* begin Dataset entries *
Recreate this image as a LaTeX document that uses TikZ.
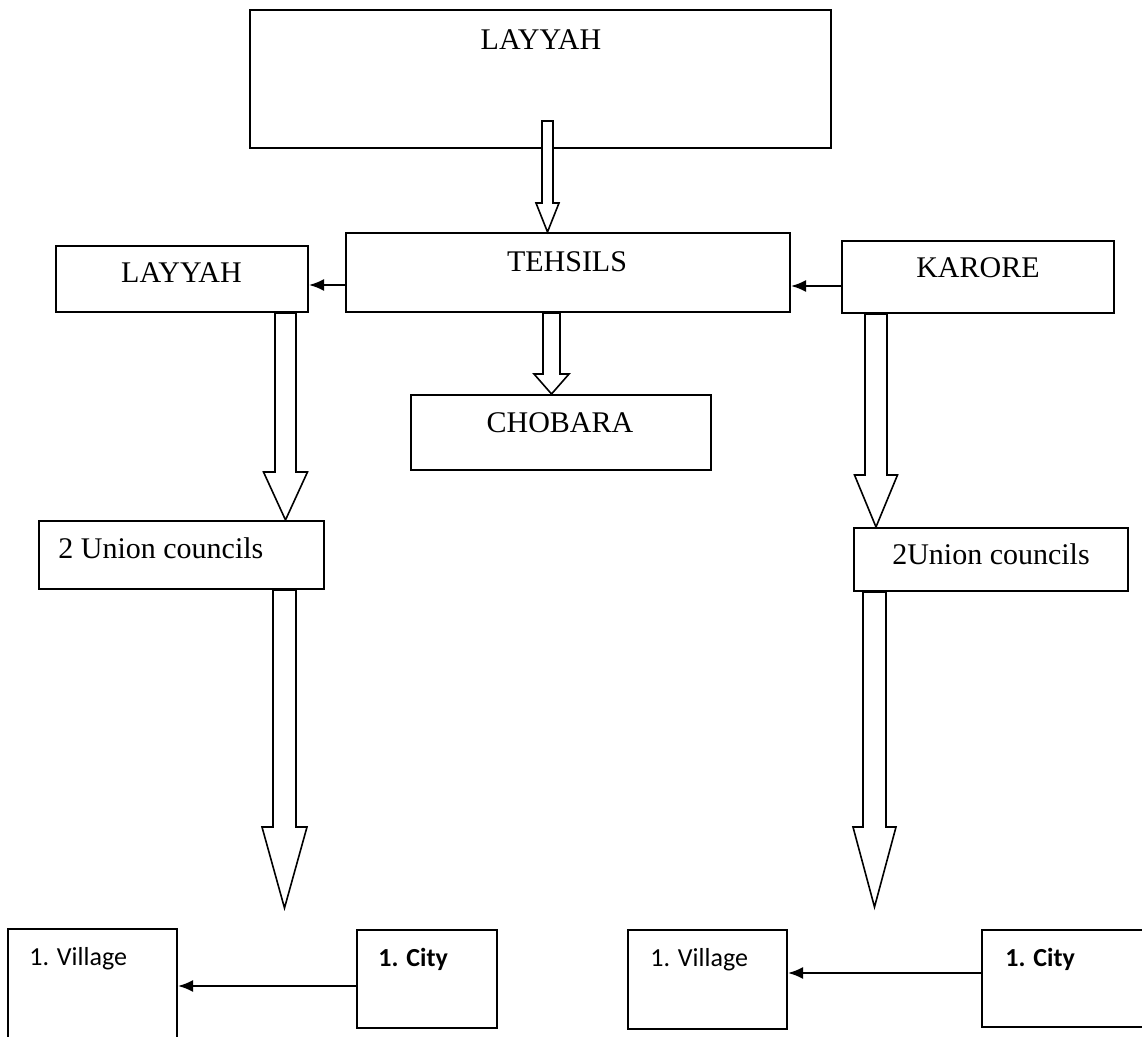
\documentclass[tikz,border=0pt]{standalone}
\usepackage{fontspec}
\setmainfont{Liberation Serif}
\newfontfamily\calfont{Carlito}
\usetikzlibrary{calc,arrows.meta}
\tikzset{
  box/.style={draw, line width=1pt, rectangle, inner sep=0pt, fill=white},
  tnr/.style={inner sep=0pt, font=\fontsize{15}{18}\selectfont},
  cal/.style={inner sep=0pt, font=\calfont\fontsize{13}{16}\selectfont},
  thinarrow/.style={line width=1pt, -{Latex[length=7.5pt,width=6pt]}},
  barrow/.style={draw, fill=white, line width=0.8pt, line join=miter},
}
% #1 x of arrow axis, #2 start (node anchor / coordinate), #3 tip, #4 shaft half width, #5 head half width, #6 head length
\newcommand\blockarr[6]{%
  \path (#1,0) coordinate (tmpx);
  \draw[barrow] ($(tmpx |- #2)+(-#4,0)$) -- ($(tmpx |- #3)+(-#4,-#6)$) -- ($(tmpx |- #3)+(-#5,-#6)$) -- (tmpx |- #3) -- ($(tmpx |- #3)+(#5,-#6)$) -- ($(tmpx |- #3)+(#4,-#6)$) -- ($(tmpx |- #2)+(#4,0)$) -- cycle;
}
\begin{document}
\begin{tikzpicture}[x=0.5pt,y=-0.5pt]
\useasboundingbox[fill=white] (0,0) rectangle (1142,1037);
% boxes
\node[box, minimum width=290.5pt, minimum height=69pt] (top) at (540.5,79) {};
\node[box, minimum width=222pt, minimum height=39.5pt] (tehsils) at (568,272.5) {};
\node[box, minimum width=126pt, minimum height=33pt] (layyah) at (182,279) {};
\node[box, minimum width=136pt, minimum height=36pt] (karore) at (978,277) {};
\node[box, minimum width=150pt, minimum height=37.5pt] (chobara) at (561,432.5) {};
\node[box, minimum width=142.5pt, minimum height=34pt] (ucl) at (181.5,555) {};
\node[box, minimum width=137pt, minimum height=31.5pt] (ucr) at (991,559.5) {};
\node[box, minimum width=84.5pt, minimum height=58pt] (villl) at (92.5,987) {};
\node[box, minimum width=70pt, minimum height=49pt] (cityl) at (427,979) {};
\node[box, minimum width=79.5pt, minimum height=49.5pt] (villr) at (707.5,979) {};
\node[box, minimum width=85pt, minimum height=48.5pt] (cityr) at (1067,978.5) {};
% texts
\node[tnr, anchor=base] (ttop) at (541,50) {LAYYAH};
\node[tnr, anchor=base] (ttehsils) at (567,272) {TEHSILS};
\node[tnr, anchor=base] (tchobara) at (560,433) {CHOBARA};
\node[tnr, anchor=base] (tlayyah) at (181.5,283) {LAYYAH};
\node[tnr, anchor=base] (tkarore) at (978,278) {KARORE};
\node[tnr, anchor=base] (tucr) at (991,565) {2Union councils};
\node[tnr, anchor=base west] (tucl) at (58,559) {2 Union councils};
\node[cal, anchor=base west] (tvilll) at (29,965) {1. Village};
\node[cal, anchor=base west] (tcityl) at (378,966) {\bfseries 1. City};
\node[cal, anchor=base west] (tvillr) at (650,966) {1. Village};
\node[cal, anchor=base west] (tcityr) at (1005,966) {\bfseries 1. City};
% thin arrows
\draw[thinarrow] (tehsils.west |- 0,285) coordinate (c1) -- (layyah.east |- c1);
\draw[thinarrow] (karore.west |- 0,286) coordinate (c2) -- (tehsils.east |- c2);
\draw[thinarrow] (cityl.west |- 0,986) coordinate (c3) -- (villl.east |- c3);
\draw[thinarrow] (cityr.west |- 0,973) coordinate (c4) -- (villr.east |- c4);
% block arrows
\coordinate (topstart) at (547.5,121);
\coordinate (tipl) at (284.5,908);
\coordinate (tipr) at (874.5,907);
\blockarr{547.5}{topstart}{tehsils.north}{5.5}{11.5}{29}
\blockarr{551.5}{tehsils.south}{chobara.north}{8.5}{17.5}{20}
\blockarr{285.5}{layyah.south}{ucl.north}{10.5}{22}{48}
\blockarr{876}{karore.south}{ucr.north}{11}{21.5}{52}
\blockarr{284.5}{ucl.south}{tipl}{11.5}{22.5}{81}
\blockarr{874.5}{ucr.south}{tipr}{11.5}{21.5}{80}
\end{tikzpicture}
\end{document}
* end Dataset entries *
* begin Dataset entries *
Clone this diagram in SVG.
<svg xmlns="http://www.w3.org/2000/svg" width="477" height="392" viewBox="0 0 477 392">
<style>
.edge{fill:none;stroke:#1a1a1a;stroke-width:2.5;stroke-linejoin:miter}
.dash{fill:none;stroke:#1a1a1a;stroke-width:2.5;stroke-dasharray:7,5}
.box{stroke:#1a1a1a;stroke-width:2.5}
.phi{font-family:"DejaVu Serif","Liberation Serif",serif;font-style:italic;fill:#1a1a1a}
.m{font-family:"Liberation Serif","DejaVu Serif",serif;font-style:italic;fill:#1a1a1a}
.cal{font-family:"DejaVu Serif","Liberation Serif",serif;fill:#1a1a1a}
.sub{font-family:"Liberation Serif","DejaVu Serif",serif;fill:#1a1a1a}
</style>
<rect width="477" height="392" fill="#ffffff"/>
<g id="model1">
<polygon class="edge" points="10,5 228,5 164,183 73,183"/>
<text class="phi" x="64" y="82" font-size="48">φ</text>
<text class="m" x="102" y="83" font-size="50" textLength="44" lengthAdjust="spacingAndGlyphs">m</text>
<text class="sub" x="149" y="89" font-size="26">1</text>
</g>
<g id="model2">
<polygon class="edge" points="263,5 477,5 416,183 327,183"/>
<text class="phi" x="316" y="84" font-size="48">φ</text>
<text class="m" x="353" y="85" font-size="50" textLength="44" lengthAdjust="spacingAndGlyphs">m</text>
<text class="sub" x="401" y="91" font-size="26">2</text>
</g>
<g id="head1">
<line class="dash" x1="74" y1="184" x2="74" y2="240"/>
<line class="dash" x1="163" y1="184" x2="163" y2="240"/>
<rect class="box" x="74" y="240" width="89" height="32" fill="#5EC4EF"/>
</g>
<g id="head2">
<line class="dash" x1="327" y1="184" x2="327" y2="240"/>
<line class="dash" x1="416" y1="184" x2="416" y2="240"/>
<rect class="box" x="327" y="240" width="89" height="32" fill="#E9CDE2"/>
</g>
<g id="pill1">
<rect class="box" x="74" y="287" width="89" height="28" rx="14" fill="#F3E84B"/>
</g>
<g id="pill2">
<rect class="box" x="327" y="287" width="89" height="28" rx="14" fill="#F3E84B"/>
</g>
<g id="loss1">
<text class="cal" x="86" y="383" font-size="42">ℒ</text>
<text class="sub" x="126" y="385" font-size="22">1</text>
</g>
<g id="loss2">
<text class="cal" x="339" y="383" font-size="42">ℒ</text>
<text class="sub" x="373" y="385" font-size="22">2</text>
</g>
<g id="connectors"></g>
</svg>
* end Dataset entries *
* begin Dataset entries *
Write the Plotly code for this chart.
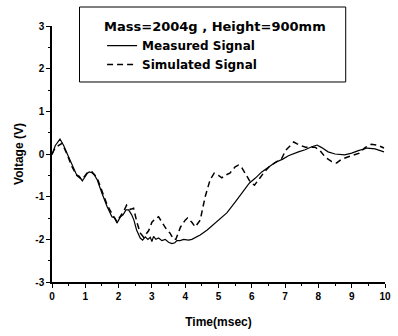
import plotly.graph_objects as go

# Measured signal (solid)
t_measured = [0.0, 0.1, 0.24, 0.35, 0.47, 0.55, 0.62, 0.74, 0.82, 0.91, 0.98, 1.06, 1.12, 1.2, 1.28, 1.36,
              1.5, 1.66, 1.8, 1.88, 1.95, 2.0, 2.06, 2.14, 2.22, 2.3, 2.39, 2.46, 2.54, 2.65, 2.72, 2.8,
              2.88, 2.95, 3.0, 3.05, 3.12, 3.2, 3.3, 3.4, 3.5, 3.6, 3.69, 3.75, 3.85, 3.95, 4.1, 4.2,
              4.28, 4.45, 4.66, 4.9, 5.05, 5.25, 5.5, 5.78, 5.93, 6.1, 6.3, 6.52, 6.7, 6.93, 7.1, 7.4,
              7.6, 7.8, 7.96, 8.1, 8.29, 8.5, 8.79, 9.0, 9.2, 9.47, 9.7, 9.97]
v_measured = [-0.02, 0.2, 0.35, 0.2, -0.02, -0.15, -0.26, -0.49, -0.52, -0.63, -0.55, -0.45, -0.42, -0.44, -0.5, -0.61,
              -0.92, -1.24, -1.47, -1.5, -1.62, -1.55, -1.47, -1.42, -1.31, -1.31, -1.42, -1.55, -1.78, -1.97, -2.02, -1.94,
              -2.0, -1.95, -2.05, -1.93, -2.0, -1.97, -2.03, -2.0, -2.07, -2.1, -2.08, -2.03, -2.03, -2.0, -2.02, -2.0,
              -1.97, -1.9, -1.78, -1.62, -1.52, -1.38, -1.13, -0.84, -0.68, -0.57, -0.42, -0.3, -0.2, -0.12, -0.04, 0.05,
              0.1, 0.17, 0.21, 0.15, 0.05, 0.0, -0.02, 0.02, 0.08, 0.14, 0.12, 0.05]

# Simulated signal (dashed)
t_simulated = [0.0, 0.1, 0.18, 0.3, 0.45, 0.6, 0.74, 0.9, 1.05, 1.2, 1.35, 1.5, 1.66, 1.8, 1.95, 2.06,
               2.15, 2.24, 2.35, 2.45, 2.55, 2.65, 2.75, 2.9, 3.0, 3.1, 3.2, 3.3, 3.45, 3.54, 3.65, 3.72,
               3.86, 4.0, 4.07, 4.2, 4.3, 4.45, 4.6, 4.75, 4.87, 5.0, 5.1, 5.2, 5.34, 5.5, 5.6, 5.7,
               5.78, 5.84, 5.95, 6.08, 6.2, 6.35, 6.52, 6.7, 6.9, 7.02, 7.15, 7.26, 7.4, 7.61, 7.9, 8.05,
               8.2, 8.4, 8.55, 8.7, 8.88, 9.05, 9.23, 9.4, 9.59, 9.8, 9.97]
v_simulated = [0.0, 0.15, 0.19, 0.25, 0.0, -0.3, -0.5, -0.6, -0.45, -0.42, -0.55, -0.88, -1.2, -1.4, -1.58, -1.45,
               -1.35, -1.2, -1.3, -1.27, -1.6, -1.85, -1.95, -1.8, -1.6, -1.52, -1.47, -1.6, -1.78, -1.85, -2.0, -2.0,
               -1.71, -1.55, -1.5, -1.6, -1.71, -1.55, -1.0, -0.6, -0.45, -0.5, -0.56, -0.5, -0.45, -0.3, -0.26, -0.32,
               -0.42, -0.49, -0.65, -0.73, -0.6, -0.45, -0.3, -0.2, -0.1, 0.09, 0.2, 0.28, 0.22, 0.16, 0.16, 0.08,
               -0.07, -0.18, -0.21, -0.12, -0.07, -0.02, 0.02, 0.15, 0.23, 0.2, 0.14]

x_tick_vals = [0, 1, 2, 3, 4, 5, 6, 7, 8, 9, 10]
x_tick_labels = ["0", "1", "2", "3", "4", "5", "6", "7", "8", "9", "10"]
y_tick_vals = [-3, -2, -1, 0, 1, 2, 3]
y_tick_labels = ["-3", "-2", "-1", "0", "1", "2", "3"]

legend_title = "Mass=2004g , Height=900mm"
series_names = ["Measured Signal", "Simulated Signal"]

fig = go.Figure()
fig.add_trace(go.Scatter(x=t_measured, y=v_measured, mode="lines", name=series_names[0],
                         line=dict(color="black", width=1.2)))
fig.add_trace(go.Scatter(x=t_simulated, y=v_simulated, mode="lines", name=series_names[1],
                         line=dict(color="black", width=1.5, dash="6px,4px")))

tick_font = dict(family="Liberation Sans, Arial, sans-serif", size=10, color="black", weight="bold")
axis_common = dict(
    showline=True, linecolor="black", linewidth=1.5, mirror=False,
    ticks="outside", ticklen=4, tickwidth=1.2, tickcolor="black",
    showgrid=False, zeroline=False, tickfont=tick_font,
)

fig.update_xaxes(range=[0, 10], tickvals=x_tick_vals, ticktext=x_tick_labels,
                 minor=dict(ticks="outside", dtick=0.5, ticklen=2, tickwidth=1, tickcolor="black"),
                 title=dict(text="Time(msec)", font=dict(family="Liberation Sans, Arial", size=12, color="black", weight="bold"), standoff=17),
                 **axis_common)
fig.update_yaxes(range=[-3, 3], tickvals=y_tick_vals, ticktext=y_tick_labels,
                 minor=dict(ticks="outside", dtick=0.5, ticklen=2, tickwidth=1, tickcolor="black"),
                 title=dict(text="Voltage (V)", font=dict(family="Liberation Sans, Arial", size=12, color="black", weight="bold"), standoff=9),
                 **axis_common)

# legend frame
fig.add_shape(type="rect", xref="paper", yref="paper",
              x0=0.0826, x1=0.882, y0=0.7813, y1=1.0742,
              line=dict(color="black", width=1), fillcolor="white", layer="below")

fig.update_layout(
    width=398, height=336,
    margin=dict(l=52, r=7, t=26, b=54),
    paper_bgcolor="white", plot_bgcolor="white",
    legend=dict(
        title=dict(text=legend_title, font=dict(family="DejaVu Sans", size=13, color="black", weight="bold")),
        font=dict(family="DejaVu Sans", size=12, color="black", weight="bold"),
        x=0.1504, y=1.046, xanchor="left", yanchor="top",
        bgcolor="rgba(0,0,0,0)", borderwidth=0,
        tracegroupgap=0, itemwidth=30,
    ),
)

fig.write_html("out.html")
* end Dataset entries *
Task brief:
Repeat exactly, and only, the lines from the one containing "Write the Plotly code for this chart." through the one containing "import plotly.graph_objects as go", both included, without the pictures.

Result of this task:
Write the Plotly code for this chart.
import plotly.graph_objects as go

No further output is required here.